- REQUIREMENTS
Your task is to filter the data below down to the lines holding "this".

- SUPPLIED DATA

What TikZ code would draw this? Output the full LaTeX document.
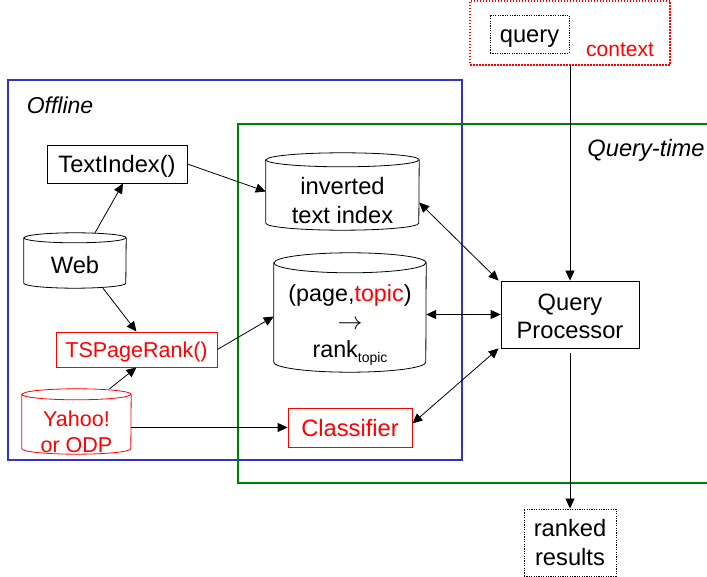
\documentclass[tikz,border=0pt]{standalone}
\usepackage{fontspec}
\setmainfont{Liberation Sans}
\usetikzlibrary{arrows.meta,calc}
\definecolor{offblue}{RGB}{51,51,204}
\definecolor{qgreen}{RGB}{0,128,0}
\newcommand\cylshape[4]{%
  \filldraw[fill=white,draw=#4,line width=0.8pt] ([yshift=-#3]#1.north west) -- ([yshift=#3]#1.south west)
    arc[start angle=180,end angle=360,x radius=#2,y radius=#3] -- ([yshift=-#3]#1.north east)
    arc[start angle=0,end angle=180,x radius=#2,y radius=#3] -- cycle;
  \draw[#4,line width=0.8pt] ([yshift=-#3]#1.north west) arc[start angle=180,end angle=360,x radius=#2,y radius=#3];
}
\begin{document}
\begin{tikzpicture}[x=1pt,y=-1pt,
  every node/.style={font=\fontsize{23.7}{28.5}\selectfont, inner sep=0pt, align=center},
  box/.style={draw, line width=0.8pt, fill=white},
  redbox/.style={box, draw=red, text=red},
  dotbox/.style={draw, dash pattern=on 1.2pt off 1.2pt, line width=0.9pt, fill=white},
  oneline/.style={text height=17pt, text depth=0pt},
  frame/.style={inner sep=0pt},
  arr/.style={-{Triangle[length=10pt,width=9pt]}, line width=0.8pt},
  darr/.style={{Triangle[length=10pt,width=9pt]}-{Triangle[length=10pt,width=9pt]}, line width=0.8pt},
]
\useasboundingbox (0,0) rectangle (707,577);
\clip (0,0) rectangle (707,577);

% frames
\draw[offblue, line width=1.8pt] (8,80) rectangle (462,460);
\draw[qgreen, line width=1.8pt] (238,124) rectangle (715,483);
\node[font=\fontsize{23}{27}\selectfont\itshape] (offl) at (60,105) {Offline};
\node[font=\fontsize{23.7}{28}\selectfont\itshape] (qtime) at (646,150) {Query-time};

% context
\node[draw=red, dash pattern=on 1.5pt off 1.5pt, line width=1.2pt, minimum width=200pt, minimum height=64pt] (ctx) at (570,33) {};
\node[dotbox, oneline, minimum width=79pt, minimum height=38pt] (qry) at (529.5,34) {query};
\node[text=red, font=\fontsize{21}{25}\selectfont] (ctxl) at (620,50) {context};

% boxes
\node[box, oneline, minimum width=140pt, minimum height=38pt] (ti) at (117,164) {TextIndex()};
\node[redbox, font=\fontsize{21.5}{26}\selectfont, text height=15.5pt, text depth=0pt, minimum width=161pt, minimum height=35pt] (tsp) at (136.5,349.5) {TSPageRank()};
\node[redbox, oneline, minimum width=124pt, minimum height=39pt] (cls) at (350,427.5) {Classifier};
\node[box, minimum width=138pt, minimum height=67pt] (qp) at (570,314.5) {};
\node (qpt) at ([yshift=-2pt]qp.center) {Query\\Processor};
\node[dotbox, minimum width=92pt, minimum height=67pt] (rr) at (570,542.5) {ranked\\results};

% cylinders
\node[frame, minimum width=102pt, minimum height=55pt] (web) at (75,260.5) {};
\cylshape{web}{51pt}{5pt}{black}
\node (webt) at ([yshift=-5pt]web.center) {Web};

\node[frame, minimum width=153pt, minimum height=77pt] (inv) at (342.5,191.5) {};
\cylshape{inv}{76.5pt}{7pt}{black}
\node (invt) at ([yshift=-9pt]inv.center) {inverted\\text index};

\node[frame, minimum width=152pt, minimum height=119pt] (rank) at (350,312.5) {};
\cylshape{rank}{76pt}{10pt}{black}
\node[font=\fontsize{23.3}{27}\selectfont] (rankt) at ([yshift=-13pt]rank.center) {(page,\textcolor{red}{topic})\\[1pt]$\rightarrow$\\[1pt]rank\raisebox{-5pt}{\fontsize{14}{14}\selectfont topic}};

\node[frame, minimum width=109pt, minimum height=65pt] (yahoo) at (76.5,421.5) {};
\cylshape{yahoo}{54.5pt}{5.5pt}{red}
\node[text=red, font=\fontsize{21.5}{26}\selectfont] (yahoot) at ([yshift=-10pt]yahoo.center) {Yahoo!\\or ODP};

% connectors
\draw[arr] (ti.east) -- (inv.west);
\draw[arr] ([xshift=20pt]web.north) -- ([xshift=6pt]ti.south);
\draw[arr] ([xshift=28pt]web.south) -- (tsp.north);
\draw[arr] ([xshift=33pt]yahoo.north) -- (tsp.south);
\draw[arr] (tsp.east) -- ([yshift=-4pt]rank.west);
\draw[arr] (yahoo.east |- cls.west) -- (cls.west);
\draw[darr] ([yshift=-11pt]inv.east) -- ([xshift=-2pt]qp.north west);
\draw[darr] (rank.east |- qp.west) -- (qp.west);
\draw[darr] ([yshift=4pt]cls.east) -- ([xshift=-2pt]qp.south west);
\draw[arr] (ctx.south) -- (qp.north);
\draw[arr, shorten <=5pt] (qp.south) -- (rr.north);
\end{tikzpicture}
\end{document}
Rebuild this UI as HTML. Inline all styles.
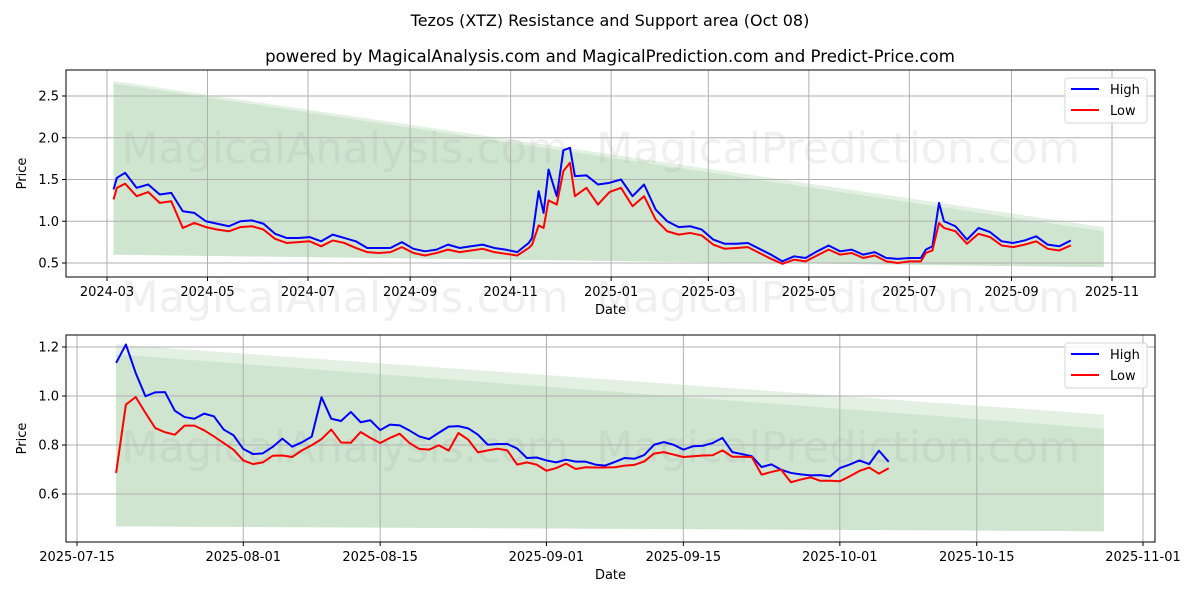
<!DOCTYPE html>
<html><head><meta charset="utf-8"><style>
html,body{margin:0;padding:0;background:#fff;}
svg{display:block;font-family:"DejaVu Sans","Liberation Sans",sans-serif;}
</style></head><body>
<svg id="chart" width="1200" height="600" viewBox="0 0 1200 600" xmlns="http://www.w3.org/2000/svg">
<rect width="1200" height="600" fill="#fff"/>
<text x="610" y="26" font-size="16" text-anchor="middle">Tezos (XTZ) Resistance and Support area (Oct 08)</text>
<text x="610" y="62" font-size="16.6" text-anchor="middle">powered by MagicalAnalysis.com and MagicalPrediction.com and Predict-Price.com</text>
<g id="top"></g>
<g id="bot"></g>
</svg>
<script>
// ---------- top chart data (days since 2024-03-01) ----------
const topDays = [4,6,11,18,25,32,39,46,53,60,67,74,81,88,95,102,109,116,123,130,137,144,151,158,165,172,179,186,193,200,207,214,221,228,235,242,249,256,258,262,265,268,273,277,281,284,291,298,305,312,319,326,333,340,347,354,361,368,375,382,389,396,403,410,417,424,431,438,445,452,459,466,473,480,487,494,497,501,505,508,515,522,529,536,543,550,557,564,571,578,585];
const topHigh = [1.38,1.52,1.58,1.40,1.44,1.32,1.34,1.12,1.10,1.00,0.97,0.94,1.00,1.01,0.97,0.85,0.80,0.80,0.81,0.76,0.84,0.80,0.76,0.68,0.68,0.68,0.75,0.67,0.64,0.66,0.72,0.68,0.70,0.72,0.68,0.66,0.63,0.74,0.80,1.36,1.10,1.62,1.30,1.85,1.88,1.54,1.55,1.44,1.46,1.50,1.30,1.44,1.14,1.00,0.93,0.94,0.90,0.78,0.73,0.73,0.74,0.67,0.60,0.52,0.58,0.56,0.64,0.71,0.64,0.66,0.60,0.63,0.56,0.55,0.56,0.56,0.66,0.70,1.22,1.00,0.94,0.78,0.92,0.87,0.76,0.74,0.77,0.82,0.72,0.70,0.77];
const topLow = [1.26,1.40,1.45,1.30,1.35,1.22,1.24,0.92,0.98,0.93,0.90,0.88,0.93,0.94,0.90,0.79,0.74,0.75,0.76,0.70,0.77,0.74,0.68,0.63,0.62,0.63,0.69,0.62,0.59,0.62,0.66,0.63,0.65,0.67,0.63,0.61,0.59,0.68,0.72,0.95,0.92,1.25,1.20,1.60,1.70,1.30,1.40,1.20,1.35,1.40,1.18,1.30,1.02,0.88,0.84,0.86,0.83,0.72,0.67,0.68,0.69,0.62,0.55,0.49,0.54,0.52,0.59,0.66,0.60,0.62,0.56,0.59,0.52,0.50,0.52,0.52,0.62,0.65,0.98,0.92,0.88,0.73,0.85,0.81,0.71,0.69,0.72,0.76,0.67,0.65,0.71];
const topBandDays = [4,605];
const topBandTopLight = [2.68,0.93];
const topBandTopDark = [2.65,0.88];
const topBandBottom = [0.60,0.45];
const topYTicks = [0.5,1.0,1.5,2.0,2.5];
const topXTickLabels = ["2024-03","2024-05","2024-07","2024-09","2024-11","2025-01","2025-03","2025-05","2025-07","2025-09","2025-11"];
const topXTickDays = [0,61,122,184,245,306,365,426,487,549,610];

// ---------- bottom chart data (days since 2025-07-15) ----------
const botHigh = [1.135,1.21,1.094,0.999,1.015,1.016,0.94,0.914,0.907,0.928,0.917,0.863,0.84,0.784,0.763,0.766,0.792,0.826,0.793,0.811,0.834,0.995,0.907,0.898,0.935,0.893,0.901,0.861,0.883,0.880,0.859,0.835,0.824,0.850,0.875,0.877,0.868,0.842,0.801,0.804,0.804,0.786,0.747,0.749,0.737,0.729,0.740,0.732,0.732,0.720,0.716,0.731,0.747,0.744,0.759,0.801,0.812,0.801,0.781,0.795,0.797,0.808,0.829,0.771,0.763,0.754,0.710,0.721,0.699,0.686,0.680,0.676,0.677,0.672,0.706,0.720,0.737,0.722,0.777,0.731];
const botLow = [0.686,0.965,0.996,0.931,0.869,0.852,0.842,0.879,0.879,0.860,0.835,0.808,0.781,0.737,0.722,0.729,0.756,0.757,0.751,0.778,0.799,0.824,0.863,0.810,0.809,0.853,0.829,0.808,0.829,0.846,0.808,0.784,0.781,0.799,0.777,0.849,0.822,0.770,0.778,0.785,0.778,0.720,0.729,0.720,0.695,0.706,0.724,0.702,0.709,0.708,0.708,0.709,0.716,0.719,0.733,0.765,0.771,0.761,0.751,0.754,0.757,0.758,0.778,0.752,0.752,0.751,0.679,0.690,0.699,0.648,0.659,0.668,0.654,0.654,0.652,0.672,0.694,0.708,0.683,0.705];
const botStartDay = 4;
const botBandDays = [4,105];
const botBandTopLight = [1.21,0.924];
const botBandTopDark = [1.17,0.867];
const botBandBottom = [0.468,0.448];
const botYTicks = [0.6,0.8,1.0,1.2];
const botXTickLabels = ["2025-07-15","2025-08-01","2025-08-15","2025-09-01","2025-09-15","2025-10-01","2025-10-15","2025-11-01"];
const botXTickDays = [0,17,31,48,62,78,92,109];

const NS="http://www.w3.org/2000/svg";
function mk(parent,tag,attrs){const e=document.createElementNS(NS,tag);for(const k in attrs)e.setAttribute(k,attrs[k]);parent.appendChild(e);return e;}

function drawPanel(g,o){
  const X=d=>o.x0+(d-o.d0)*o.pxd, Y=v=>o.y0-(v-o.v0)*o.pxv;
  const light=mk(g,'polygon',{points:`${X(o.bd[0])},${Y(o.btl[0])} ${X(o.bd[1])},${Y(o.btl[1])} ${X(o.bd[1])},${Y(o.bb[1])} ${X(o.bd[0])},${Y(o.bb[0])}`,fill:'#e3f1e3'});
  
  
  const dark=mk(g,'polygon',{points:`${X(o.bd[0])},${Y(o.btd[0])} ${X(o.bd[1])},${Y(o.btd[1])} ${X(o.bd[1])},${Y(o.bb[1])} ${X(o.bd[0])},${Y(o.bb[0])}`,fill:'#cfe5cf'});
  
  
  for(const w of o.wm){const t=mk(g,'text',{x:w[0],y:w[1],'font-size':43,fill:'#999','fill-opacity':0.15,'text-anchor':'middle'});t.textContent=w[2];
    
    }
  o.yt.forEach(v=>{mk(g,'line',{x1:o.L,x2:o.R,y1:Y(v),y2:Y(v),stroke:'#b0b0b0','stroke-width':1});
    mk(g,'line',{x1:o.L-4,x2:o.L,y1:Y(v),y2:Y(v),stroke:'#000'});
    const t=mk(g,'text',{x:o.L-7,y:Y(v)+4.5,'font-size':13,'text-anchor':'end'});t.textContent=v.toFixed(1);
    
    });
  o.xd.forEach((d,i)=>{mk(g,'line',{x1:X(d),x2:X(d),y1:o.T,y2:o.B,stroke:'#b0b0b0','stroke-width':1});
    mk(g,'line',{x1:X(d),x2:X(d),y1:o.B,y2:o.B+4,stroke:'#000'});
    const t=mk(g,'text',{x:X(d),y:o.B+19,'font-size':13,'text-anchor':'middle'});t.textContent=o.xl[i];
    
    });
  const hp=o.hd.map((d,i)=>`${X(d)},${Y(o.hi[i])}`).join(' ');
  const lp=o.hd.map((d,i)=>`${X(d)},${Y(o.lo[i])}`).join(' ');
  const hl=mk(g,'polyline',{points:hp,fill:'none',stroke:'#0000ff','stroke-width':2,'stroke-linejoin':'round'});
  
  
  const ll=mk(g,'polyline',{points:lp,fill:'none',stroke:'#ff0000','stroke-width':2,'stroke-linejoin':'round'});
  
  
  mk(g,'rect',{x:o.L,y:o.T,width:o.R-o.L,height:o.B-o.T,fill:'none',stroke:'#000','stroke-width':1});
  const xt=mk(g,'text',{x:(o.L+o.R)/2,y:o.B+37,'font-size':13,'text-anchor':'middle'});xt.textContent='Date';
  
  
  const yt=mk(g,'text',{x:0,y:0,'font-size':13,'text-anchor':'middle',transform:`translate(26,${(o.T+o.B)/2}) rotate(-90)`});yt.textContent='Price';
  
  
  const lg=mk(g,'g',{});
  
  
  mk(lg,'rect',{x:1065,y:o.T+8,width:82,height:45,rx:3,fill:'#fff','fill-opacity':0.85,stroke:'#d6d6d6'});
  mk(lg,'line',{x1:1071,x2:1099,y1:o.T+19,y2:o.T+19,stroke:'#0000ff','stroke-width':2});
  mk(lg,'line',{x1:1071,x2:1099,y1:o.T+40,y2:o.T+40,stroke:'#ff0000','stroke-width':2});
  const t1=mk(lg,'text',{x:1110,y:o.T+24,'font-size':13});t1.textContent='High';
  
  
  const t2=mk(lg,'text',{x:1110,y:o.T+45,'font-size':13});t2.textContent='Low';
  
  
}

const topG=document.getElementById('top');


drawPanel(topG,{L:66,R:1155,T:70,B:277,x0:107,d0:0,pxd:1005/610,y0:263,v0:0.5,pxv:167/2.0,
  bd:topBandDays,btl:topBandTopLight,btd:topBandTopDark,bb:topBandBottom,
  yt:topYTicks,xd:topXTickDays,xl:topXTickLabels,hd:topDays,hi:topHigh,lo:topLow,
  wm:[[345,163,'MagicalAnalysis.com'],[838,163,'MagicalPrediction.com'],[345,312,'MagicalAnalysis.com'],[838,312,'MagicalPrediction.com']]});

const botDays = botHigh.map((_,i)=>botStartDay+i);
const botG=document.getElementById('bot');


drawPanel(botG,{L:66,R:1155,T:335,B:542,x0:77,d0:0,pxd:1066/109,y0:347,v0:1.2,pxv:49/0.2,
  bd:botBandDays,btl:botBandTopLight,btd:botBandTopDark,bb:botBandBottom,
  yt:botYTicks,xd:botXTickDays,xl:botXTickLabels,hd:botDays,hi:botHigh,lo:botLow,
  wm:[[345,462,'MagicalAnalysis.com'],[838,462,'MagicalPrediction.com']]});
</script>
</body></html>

- ANSWER IN FULL
What TikZ code would draw this? Output the full LaTeX document.
Rebuild this UI as HTML. Inline all styles.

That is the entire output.